╔══
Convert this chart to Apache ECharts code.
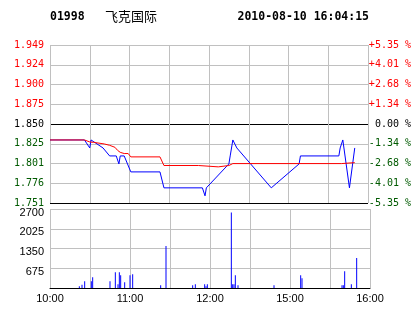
<!DOCTYPE html>
<html><head><meta charset="utf-8">
<script src="https://cdn.jsdelivr.net/npm/echarts@6/dist/echarts.min.js"></script>
<style>html,body{margin:0;padding:0;background:#fff}#c{width:414px;height:314px}</style>
</head><body><div id="c"></div>
<script>
const stockCode = '01998';
const stockName = '飞克国际';
const stamp = '2010-08-10 16:04:15';
const prevClose = 1.85;

const priceTicks = ['1.751','1.776','1.801','1.825','1.850','1.875','1.900','1.924','1.949'];
const pctTicks = ['-5.35 %','-4.01 %','-2.68 %','-1.34 %','0.00 %','+1.34 %','+2.68 %','+4.01 %','+5.35 %'];
const timeTicks = ['10:00','','11:00','','12:00','','15:00','','16:00'];
const volTicks = ['','675','1350','2025','2700'];

const priceTimes = ['10:00','10:26','10:30','10:31','10:40','10:45','10:50','10:52','10:53','10:56','11:01','11:23','11:26','11:55','11:57','11:58','12:15','12:16','12:18','12:21','14:47','15:08','15:09','15:38','15:39','15:41','15:46','15:50'];
const priceValues = [1.83,1.83,1.82,1.83,1.82,1.81,1.81,1.80,1.81,1.81,1.79,1.79,1.77,1.77,1.76,1.77,1.80,1.81,1.83,1.82,1.77,1.80,1.81,1.81,1.82,1.83,1.77,1.82];

const avgTimes = ['10:00','10:26','10:30','10:33','10:41','10:45','10:49','10:51','10:53','10:56','10:59','11:01','11:23','11:26','11:52','11:53','12:07','12:08','12:15','12:18','15:40','15:41','15:50'];
const avgValues = [1.830,1.830,1.8275,1.827,1.825,1.8233,1.8208,1.817,1.8145,1.813,1.813,1.8088,1.8088,1.798,1.798,1.7963,1.7963,1.798,1.798,1.8004,1.8004,1.8016,1.8016];

const volTimes = ['10:22','10:24','10:26','10:31','10:32','10:45','10:49','10:51','10:52','10:53','10:56','11:00','11:02','11:23','11:27','11:47','11:49','11:56','11:57','11:58','12:16','12:17','12:18','12:19','12:21','14:48','15:08','15:09','15:39','15:40','15:41','15:46','15:50'];
const volValues = [57,115,230,230,368,230,540,126,540,437,195,437,471,92,1436,92,126,126,57,126,2580,126,126,437,92,92,437,333,92,92,575,126,1023];

const C_UP = '#ff0000', C_DN = '#005a00', C_GRID = '#c0c0c0';
const STEP = 1.3375; // percent per grid step

function minuteIndex(t) {
  const [h, m] = t.split(':').map(Number);
  const mins = h * 60 + m;
  return mins <= 750 ? mins - 600 : 150 + (mins - 870);
}
function toUnits(p) { return (p / prevClose - 1) * 100 / STEP; }

const monoFont = 'DejaVu Sans Mono';
function richStyles() {
  return {
    u: { color: C_UP, fontFamily: monoFont, fontSize: 10 },
    d: { color: C_DN, fontFamily: monoFont, fontSize: 10 },
    z: { color: '#000', fontFamily: monoFont, fontSize: 10 }
  };
}
function styleKey(i) { return i > 4 ? 'u' : (i < 4 ? 'd' : 'z'); }

const chart = echarts.init(document.getElementById('c'), null, { renderer: 'canvas' });
chart.setOption({
  animation: false,
  backgroundColor: '#fff',
  graphic: [
    { type: 'text', x: 50, y: 17, style: { text: stockCode, font: 'bold 11.5px "DejaVu Sans Mono"', fill: '#000', align: 'left', verticalAlign: 'middle' } },
    { type: 'text', x: 105, y: 16, style: { text: stockName, font: '13px "Noto Sans CJK SC"', fill: '#000', align: 'left', verticalAlign: 'middle' } },
    { type: 'text', x: 237.5, y: 17, style: { text: stamp, font: 'bold 11.5px "DejaVu Sans Mono"', fill: '#000', align: 'left', verticalAlign: 'middle' } }
  ],
  grid: [
    { left: 50, top: 45, width: 320, height: 158 },
    { left: 50, top: 209, width: 320, height: 79 }
  ],
  xAxis: [
    { gridIndex: 0, type: 'value', min: 0, max: 240, interval: 30,
      axisLine: { show: false }, axisTick: { show: false }, axisLabel: { show: false },
      splitLine: { show: true, lineStyle: { color: C_GRID, width: 1 } } },
    { gridIndex: 1, type: 'value', min: 0, max: 240, interval: 30,
      axisLine: { show: true, lineStyle: { color: '#000', width: 1 } }, axisTick: { show: false },
      axisLabel: { formatter: v => timeTicks[Math.round(v / 30)] || '', color: '#000', fontFamily: 'Liberation Sans', fontSize: 11, margin: 5, showMinLabel: true, showMaxLabel: true },
      splitLine: { show: true, lineStyle: { color: C_GRID, width: 1 } } }
  ],
  yAxis: [
    { gridIndex: 0, type: 'value', min: -4, max: 4, interval: 1,
      axisLine: { show: false }, axisTick: { show: false },
      axisLabel: { margin: 6, rich: richStyles(), formatter: v => { const i = Math.round(v) + 4; return '{' + styleKey(i) + '|' + priceTicks[i] + '}'; } },
      splitLine: { show: true, lineStyle: { width: 1, color: ['#000', C_GRID, C_GRID, C_GRID, '#000', C_GRID, C_GRID, C_GRID, C_GRID] } } },
    { gridIndex: 0, type: 'value', position: 'right', min: -4, max: 4, interval: 1,
      axisLine: { show: false }, axisTick: { show: false }, splitLine: { show: false },
      axisLabel: { margin: 43, align: 'right', rich: richStyles(), formatter: v => { const i = Math.round(v) + 4; return '{' + styleKey(i) + '|' + pctTicks[i] + '}'; } } },
    { gridIndex: 1, type: 'value', min: 0, max: 2700, interval: 675,
      axisLine: { show: false }, axisTick: { show: false },
      axisLabel: { margin: 6, color: '#000', fontFamily: 'Liberation Sans', fontSize: 11, verticalAlign: 'top', lineHeight: 7, formatter: v => volTicks[Math.round(v / 675)] || '' },
      splitLine: { show: true, lineStyle: { color: C_GRID, width: 1 } } }
  ],
  series: [
    { type: 'line', xAxisIndex: 0, yAxisIndex: 0, symbol: 'none', showSymbol: false, z: 3,
      lineStyle: { color: '#0000ff', width: 1 },
      data: priceTimes.map((t, i) => [minuteIndex(t), toUnits(priceValues[i])]) },
    { type: 'line', xAxisIndex: 0, yAxisIndex: 0, symbol: 'none', showSymbol: false, z: 4,
      lineStyle: { color: '#ff0000', width: 1 },
      data: avgTimes.map((t, i) => [minuteIndex(t), toUnits(avgValues[i])]) },
    { type: 'bar', xAxisIndex: 1, yAxisIndex: 2, barWidth: 1, z: 3,
      itemStyle: { color: '#0000ff' },
      data: volTimes.map((t, i) => [minuteIndex(t), volValues[i]]) }
  ]
});
</script>
</body></html>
╚══
BRIEF:
Pictures stay out. Print the data exactly, from its first line through the line containing "const prevClose = 1.85;".

RESULT OF THIS TASK:
Convert this chart to Apache ECharts code.
<!DOCTYPE html>
<html><head><meta charset="utf-8">
<script src="https://cdn.jsdelivr.net/npm/echarts@6/dist/echarts.min.js"></script>
<style>html,body{margin:0;padding:0;background:#fff}#c{width:414px;height:314px}</style>
</head><body><div id="c"></div>
<script>
const stockCode = '01998';
const stockName = '飞克国际';
const stamp = '2010-08-10 16:04:15';
const prevClose = 1.85;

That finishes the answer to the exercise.